[Begin SOURCE RECORDS]
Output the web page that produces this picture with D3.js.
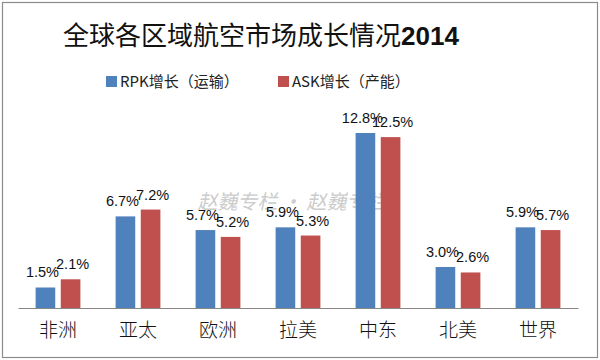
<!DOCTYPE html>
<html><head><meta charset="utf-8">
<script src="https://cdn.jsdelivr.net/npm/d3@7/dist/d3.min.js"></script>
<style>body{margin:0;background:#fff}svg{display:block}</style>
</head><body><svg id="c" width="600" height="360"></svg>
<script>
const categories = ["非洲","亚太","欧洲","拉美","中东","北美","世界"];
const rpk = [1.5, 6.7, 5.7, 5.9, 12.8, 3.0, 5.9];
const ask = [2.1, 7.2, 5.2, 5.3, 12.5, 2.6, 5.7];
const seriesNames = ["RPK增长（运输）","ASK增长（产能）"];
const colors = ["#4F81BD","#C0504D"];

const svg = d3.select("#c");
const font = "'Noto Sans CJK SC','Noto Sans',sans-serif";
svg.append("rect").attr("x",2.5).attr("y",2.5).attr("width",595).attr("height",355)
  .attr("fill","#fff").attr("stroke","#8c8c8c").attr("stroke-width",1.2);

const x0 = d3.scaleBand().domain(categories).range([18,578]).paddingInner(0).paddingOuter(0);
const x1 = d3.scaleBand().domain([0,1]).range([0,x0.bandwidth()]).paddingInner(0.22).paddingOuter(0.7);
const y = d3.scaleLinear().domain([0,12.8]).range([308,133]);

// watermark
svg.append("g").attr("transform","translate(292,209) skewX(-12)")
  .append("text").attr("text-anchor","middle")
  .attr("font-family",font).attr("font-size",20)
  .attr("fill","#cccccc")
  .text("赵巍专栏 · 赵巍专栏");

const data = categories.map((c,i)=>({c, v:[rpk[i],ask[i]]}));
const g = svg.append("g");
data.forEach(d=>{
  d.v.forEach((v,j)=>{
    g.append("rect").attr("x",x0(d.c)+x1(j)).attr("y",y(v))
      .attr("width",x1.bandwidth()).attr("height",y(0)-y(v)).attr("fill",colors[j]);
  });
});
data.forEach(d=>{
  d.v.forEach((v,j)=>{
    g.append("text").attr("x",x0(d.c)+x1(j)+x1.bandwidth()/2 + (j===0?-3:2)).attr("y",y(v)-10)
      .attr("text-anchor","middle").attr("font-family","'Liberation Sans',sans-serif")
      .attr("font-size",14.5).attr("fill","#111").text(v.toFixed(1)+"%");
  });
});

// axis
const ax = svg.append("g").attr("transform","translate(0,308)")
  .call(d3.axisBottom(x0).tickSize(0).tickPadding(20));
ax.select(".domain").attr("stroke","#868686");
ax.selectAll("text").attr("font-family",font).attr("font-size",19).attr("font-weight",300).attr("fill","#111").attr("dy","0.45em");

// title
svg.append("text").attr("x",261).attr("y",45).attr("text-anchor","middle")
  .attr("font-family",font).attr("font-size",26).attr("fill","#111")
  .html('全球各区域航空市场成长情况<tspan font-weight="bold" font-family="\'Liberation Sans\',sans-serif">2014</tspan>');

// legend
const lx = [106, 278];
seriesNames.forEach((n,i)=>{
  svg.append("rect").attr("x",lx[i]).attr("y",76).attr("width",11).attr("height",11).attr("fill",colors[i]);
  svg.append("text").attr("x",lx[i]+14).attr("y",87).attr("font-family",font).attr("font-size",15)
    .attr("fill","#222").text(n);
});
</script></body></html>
[End SOURCE RECORDS]
[Begin SOURCE RECORDS]
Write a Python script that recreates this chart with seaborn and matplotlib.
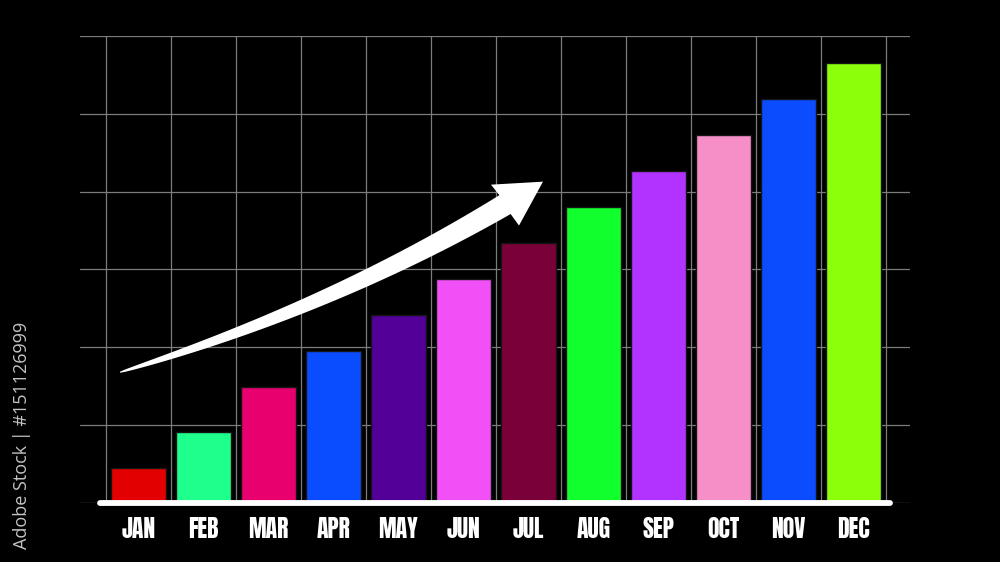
[End SOURCE RECORDS]
[REQUIRED TASK] Read through the entries and copy each line in which "this" appears.

[RESPONSE]
Output the web page that produces this picture with D3.js.
Write a Python script that recreates this chart with seaborn and matplotlib.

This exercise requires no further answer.